De
repente, un frente nebuloso gris cubrió el atardecer. Fue apoderándose del
cielo, hasta donde alcanzaba la vista, con su tono ceniciento y melancólico. Ya
no sobrevolaban las humildes palomas el tejado de la escuela, ni cruzaban las
soberbias gaviotas planeando desde el cercano mar. Las sombras se fueron
extendiendo, silenciando a todas las aves que habitan el parque central de la
avenida. Se iluminaron, muy tenues, las farolas y se fueron encendiendo las
luces de los pisos, en los edificios colindantes, acentuando la existencia real
de quienes los habitan, como sombras de teatro chino.
En
esta noche de abril, que parece haber llegado sin anunciarse, escondida entre
los días de Semana Santa, los barrios marítimos reponen sus fuerzas para
coronar, con sus timbales y trompetas, las últimas procesiones. Saldrán, de
nuevo, las cofradías con sus engalanados tronos, sus Cristos y Dolorosas en
procesión de penitentes encapuchados. Conmemorarán la Pasión y Muerte de
Jesucristo, en sentidos actos. Llevarán estos Cristos, a la orilla del mar,
para ofrecer oración por los marineros que en él perecieron, depositarán sobre
sus olas, con la representación de la Madre Dolorosa, una ofrenda de flores en
su memoria.
El
dolor y la tristeza pasarán al alba del tercer día, cuando la Resurrección
resuene con alegría por sus calles, iluminen la noche los fuegos artificiales y
de los balcones se arroje el agua y la loza, en un ritual que trasmuta el mal
por el bien y donde es vencida la oscuridad por la luz.
En
esta noche de abril, una promesa parece renovarse y, sin embargo, todo parece
seguir igual, toda la avenida de edificios muestra los cuadraditos iluminados
donde habitamos como palpitantes llamitas de velas. Empequeñecidos y contenidos,
en nuestras cajitas de cartón, engañados por su sensación de seguridad. Donde
cada cual planifica y sueña su vida, imaginando su exitosa consecución, no
sospechando lo frágil y voluble que puede tornarse.
Noche
donde, sabiendo nuestra pequeñez, podamos tender una fe hacia el infinito y
hacia el interior de nosotros mismos.
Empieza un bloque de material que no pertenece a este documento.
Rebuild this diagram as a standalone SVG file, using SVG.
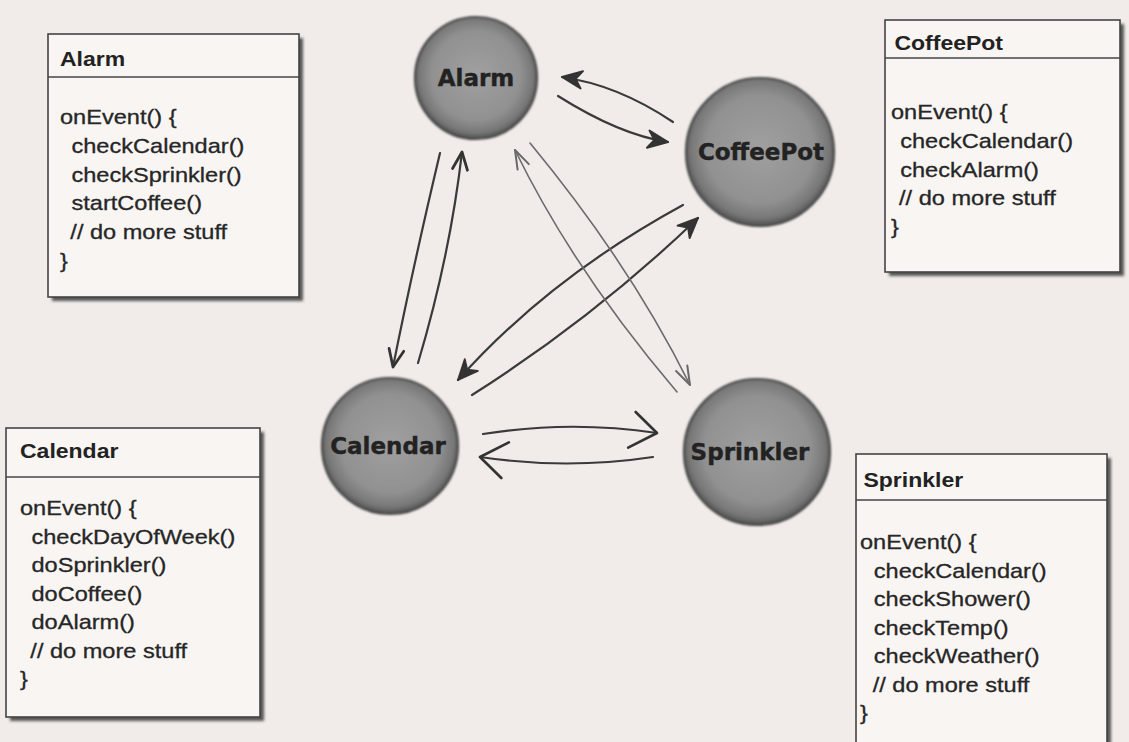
<svg xmlns="http://www.w3.org/2000/svg" width="1129" height="742" viewBox="0 0 1129 742">
<style>
.bg{fill:#f1ece9}
.box{fill:#f8f5f3;stroke:#444;stroke-width:1.6}
.shadow{fill:#555;filter:url(#blur2)}
.div{stroke:#444;stroke-width:1.6}
.title{font-family:"Liberation Sans",Arial,sans-serif;font-weight:bold;font-size:20px;fill:#222}
.code{font-family:"Liberation Sans",Arial,sans-serif;font-size:20.5px;fill:#262626;stroke:#262626;stroke-width:0.3}
.circ{fill:url(#ball);stroke:#474747;stroke-width:2.2;filter:url(#blur1)}
.lbl{font-family:"DejaVu Sans",Verdana,sans-serif;font-weight:bold;font-size:23px;fill:#222;text-anchor:middle;stroke:#222;stroke-width:0.4}
.ln{fill:none;stroke:#3a3a3a;stroke-width:2.2;stroke-linecap:round}
.thin{fill:none;stroke:#6a6a6a;stroke-width:1.6;stroke-linecap:round}
</style>
<defs>
<radialGradient id="ball" cx="50%" cy="48%" r="52%">
<stop offset="0" stop-color="#a0a0a0"/>
<stop offset="0.7" stop-color="#919191"/>
<stop offset="0.9" stop-color="#777"/>
<stop offset="1" stop-color="#505050"/>
</radialGradient>
<filter id="blur1" x="-10%" y="-10%" width="120%" height="120%"><feGaussianBlur stdDeviation="0.8"/></filter>
<filter id="blur2" x="-10%" y="-10%" width="120%" height="120%"><feGaussianBlur stdDeviation="1.8"/></filter>
<marker id="fill" markerUnits="userSpaceOnUse" markerWidth="30" markerHeight="30" refX="0" refY="0" viewBox="-20 -10 24 20" orient="auto">
<path d="M0,0 L-16,-7 L-11,0 L-16,7 Z" fill="#333" stroke="#333" stroke-width="1.5" stroke-linejoin="round"/>
</marker>
<marker id="vee" markerUnits="userSpaceOnUse" markerWidth="30" markerHeight="30" refX="0" refY="0" viewBox="-20 -10 24 20" orient="auto">
<path d="M-14,-6 L0,0 L-14,6" fill="none" stroke="#333" stroke-width="2.2" stroke-linecap="round" stroke-linejoin="round"/>
</marker>
<marker id="chev" markerUnits="userSpaceOnUse" markerWidth="40" markerHeight="44" refX="0" refY="0" viewBox="-30 -20 34 40" orient="auto">
<path d="M-22,-16 L0,0 L-24,17" fill="none" stroke="#333" stroke-width="2.4" stroke-linecap="round" stroke-linejoin="round"/>
</marker>
<marker id="tvee" markerUnits="userSpaceOnUse" markerWidth="30" markerHeight="30" refX="0" refY="0" viewBox="-20 -10 24 20" orient="auto">
<path d="M-15,-5 L0,0 L-15,5" fill="none" stroke="#6a6a6a" stroke-width="1.6" stroke-linecap="round" stroke-linejoin="round"/>
</marker>
</defs>
<rect class="bg" x="0" y="0" width="1129" height="742"/>

<g id="connectors">
<path class="ln" d="M673,122 Q618,85 562,77" marker-end="url(#fill)"/>
<path class="ln" d="M558,96 Q620,135 668,142" marker-end="url(#fill)"/>
<path class="ln" d="M440,153 Q413,267 393,367" marker-end="url(#vee)"/>
<path class="ln" d="M418,363 Q450,256 462,152" marker-end="url(#vee)"/>
<path class="ln" d="M683,205 Q549,278 458,380" marker-end="url(#fill)"/>
<path class="ln" d="M472,395 Q595,317 698,218" marker-end="url(#fill)"/>
<path class="thin" d="M677,392 Q574,271 515,150" marker-end="url(#tvee)"/>
<path class="thin" d="M530,143 Q630,264 690,385" marker-end="url(#tvee)"/>
<path class="ln" d="M483,434 Q570,420 657,433" marker-end="url(#chev)"/>
<path class="ln" d="M653,457 Q567,470 480,457" marker-end="url(#chev)"/>
</g>

<g id="node-alarm">
<circle class="circ" cx="476" cy="78" r="61"/>
<text class="lbl" x="476" y="86">Alarm</text>
</g>
<g id="node-coffeepot">
<circle class="circ" cx="760" cy="152" r="74"/>
<text class="lbl" x="761" y="160">CoffeePot</text>
</g>
<g id="node-calendar">
<circle class="circ" cx="390" cy="446" r="68"/>
<text class="lbl" x="388" y="454">Calendar</text>
</g>
<g id="node-sprinkler">
<circle class="circ" cx="757" cy="452" r="73"/>
<text class="lbl" x="750" y="460">Sprinkler</text>
</g>

<g id="box-alarm">
<rect class="shadow" x="52" y="38" width="251" height="263"/>
<rect class="box" x="48" y="34" width="251" height="263"/>
<line class="div" x1="48" y1="77" x2="299" y2="77"/>
<g transform="translate(60 0) scale(1.15 1)">
<text class="title" x="0" y="66">Alarm</text>
<text class="code" x="0" y="124">onEvent() {</text>
<text class="code" x="10" y="153">checkCalendar()</text>
<text class="code" x="10" y="182">checkSprinkler()</text>
<text class="code" x="10" y="210">startCoffee()</text>
<text class="code" x="9" y="239">// do more stuff</text>
<text class="code" x="0" y="268">}</text>
</g>
</g>

<g id="box-coffeepot">
<rect class="shadow" x="889" y="24" width="235" height="252"/>
<rect class="box" x="885" y="20" width="235" height="252"/>
<line class="div" x1="885" y1="58" x2="1120" y2="58"/>
<g transform="translate(891 0) scale(1.15 1)">
<text class="title" x="3" y="50">CoffeePot</text>
<text class="code" x="0" y="119">onEvent() {</text>
<text class="code" x="8" y="148">checkCalendar()</text>
<text class="code" x="8" y="177">checkAlarm()</text>
<text class="code" x="7" y="205">// do more stuff</text>
<text class="code" x="0" y="234">}</text>
</g>
</g>

<g id="box-calendar">
<rect class="shadow" x="10" y="432" width="254" height="289"/>
<rect class="box" x="6" y="428" width="254" height="289"/>
<line class="div" x1="6" y1="477" x2="260" y2="477"/>
<g transform="translate(20 0) scale(1.15 1)">
<text class="title" x="0" y="458">Calendar</text>
<text class="code" x="0" y="515">onEvent() {</text>
<text class="code" x="10" y="544">checkDayOfWeek()</text>
<text class="code" x="10" y="572">doSprinkler()</text>
<text class="code" x="10" y="601">doCoffee()</text>
<text class="code" x="10" y="629">doAlarm()</text>
<text class="code" x="9" y="658">// do more stuff</text>
<text class="code" x="0" y="686">}</text>
</g>
</g>

<g id="box-sprinkler">
<rect class="shadow" x="860" y="458" width="251" height="300"/>
<rect class="box" x="856" y="454" width="251" height="300"/>
<line class="div" x1="856" y1="500" x2="1107" y2="500"/>
<g transform="translate(860 0) scale(1.15 1)">
<text class="title" x="3" y="487">Sprinkler</text>
<text class="code" x="0" y="549">onEvent() {</text>
<text class="code" x="12" y="578">checkCalendar()</text>
<text class="code" x="12" y="606">checkShower()</text>
<text class="code" x="12" y="635">checkTemp()</text>
<text class="code" x="12" y="663">checkWeather()</text>
<text class="code" x="11" y="692">// do more stuff</text>
<text class="code" x="0" y="720">}</text>
</g>
</g>
</svg>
Alimentar una ilusionante esperanza que
nos cobije de lo incierto y del temor, que diluya el dolor hasta su
inexistencia y sea consuelo inagotable.
En
esta noche de abril, donde la lucidez me muestra la enormidad de lo que no sé, sólo
soy un alma de mujer, entre miles más, que siente el vértigo de lo inabarcable,
que sigue en el curso del cielo como, de repente, ha anochecido.